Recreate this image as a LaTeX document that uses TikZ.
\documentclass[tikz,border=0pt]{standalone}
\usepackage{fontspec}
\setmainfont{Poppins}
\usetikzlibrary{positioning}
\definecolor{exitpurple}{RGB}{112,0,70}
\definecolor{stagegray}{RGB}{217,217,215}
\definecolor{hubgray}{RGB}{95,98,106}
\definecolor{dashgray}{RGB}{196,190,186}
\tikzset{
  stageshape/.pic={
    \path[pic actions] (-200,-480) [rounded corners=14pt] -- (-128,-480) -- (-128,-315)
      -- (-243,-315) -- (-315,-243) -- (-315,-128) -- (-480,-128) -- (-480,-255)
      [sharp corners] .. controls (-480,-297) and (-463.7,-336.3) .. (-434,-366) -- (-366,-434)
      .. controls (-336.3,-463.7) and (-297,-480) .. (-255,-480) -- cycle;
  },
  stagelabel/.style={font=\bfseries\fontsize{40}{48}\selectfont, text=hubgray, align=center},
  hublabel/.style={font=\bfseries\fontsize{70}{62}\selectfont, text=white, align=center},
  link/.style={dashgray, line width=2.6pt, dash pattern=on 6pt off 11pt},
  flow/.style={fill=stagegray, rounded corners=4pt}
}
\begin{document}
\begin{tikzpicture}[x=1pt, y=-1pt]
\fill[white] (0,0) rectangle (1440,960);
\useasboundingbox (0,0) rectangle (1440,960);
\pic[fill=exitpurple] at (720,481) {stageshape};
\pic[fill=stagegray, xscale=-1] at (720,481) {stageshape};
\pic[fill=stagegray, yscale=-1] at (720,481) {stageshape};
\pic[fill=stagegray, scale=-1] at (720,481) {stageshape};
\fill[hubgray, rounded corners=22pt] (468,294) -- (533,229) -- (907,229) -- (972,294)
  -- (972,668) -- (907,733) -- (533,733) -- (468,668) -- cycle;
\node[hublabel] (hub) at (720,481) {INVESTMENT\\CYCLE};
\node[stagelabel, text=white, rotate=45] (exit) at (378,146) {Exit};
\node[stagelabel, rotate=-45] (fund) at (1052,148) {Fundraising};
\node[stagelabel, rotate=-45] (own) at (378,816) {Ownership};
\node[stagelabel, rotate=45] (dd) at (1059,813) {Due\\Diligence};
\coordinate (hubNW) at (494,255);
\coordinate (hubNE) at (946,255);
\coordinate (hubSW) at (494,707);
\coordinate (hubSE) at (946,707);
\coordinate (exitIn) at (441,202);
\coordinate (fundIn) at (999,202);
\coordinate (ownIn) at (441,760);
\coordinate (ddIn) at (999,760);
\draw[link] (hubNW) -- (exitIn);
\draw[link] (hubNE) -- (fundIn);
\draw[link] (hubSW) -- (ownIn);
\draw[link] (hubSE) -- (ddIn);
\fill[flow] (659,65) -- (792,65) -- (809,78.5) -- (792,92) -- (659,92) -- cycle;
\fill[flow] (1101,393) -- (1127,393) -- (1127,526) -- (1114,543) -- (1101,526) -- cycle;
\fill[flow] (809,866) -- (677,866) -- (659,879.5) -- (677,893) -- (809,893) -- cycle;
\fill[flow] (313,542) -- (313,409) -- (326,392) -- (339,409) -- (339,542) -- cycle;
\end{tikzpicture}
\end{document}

- - - - -

§ OBJECTIVE
Please repeat the listing above in full and exactly.

§ TASK RESULT
Recreate this image as a LaTeX document that uses TikZ.
\documentclass[tikz,border=0pt]{standalone}
\usepackage{fontspec}
\setmainfont{Poppins}
\usetikzlibrary{positioning}
\definecolor{exitpurple}{RGB}{112,0,70}
\definecolor{stagegray}{RGB}{217,217,215}
\definecolor{hubgray}{RGB}{95,98,106}
\definecolor{dashgray}{RGB}{196,190,186}
\tikzset{
  stageshape/.pic={
    \path[pic actions] (-200,-480) [rounded corners=14pt] -- (-128,-480) -- (-128,-315)
      -- (-243,-315) -- (-315,-243) -- (-315,-128) -- (-480,-128) -- (-480,-255)
      [sharp corners] .. controls (-480,-297) and (-463.7,-336.3) .. (-434,-366) -- (-366,-434)
      .. controls (-336.3,-463.7) and (-297,-480) .. (-255,-480) -- cycle;
  },
  stagelabel/.style={font=\bfseries\fontsize{40}{48}\selectfont, text=hubgray, align=center},
  hublabel/.style={font=\bfseries\fontsize{70}{62}\selectfont, text=white, align=center},
  link/.style={dashgray, line width=2.6pt, dash pattern=on 6pt off 11pt},
  flow/.style={fill=stagegray, rounded corners=4pt}
}
\begin{document}
\begin{tikzpicture}[x=1pt, y=-1pt]
\fill[white] (0,0) rectangle (1440,960);
\useasboundingbox (0,0) rectangle (1440,960);
\pic[fill=exitpurple] at (720,481) {stageshape};
\pic[fill=stagegray, xscale=-1] at (720,481) {stageshape};
\pic[fill=stagegray, yscale=-1] at (720,481) {stageshape};
\pic[fill=stagegray, scale=-1] at (720,481) {stageshape};
\fill[hubgray, rounded corners=22pt] (468,294) -- (533,229) -- (907,229) -- (972,294)
  -- (972,668) -- (907,733) -- (533,733) -- (468,668) -- cycle;
\node[hublabel] (hub) at (720,481) {INVESTMENT\\CYCLE};
\node[stagelabel, text=white, rotate=45] (exit) at (378,146) {Exit};
\node[stagelabel, rotate=-45] (fund) at (1052,148) {Fundraising};
\node[stagelabel, rotate=-45] (own) at (378,816) {Ownership};
\node[stagelabel, rotate=45] (dd) at (1059,813) {Due\\Diligence};
\coordinate (hubNW) at (494,255);
\coordinate (hubNE) at (946,255);
\coordinate (hubSW) at (494,707);
\coordinate (hubSE) at (946,707);
\coordinate (exitIn) at (441,202);
\coordinate (fundIn) at (999,202);
\coordinate (ownIn) at (441,760);
\coordinate (ddIn) at (999,760);
\draw[link] (hubNW) -- (exitIn);
\draw[link] (hubNE) -- (fundIn);
\draw[link] (hubSW) -- (ownIn);
\draw[link] (hubSE) -- (ddIn);
\fill[flow] (659,65) -- (792,65) -- (809,78.5) -- (792,92) -- (659,92) -- cycle;
\fill[flow] (1101,393) -- (1127,393) -- (1127,526) -- (1114,543) -- (1101,526) -- cycle;
\fill[flow] (809,866) -- (677,866) -- (659,879.5) -- (677,893) -- (809,893) -- cycle;
\fill[flow] (313,542) -- (313,409) -- (326,392) -- (339,409) -- (339,542) -- cycle;
\end{tikzpicture}
\end{document}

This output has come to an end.